March 9, 2001

First Person

Colombia, Mi Pais Pero No Mi Patria (Colombia, My Country But Not My Home)

By David Higuera,

I cannot think of Colombia without thinking of my father. Though I was born in Bogota, Colombia, and though I still have a lot of family there, I do not think of Colombia as my place, my home. It is my father's place. In my heart it belongs to him.

My father, "Papi," as I used to call him, cheated on my mom when I was two years old and my sister five. They separated, but he would not grant her a divorce. Finally, my mom secretly brought my sister and me to San Francisco, to her family and home. She left behind many close friends and most of her belongings. It was from the states that my mom was able to have the divorce settled. I turned five in my new home.

To understand my relationship with my birthplace, one must understand my father. Papi is a complex man in some ways, and in others painfully simple. He has always been independent-minded, even as he struggles with dependence. He is an entrepreneur living in a country that moves backwards economically. He is a dreamer whose dreams are as hopeless as they are convincing. He is a lover who has never loved, but has always managed to throw others' love away. He's a son, a brother, an uncle, a father. Yet he has never known the meaning of family.

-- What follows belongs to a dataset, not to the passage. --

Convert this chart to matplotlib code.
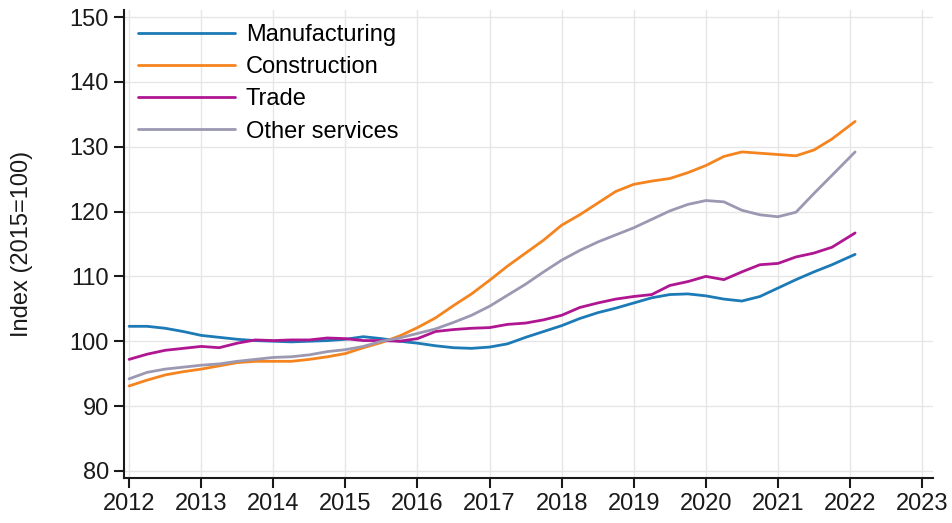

For many years I viewed my father as my sister Susana does; he was the man who cheated on Mom, was never around during our childhood, and had forever forfeited his right to know his kids. But my feelings of betrayal and hatred — more for what he did to my mother than for what he did to us — and my desire to simply write him off were tempered by my sincere need to understand him. This need compelled me to relearn Spanish in college. (Though the pride I felt in relearning Spanish was great, it did not match the shame I'd felt as a teenager having to tell people that Spanish was my native language, but I did not speak it.)

I returned to Colombia three years ago for the first time since I was a child. I lived with my father in a tiny apartment in northern Bogota that he shared with his mother, mi abuelita, and a young woman who cooked, cleaned, and took care of my grandmother. Some of my greatest fears about Papi were immediately confirmed. He didn't know how to care for his own mother, preferring to run around town trying to create business opportunities where none existed. He was close to penniless — only filling the gas tank of his car with a few pesos-worth each time — yet he always kept alcohol in the house, just enough to submerge his sorrows.

My first night in Bogota, Papi brought me to meet my aunts, uncles and cousins, whom I'd never known, and reunited me with my half-brother, Santiago, whom I'd met once eight years before. But my father seemed to take more pleasure in introducing me to his asociados than to my own flesh and blood.

After a few days of eagerly escorting me around town to meet all his "buenos amigos," I told him that I would rather spend time with Santiago. I started to meet Santiago at the university every day, getting to know him and his friends. None of his friends could believe that we were brothers; we are about as close in resemblance as we are in our command of Spanish.

During this time together, however, Santiago and I realized that we had much more in common than we'd thought. We shared the same appreciation for friendship, and the same loyalty to our mothers. (Seeing him and his mother together in that simple but beautiful apartment they shar-ed reminded me of my mom and her successful struggle.) We talked. I learned that Papi was only a peripheral figure in his life, too. Santiago didn't seem disappointed in Papi; if anything, he struck me as jaded. I felt differently.

Papi had failed Santiago, just as he had failed Susana and me. I'd already come to grips with the fact that my father would never be a part of my life or my sister's life. But seeing that my father was not a reliable person in Santiago's life was too much for me to accept. Though I felt sympathy for the man who had given me life while struggling to find his own, I was left with a bitter and permanent taste in my mouth.

Since returning to the States and later discovering that Papi is yet again a new father, I have witnessed the evolution of my own journey. It has taken me from disappointment to empathy to anger, and finally to sympathy — plain and unremarkable. Someday I may come to a fuller and more hopeful reconciliation with my father. Someday, I may be able to forgive him. Until then, I will continue to protect myself from his broken promises, from his inadequacy as a father and as a man.

David Higuera is an educator and student in San Francisco.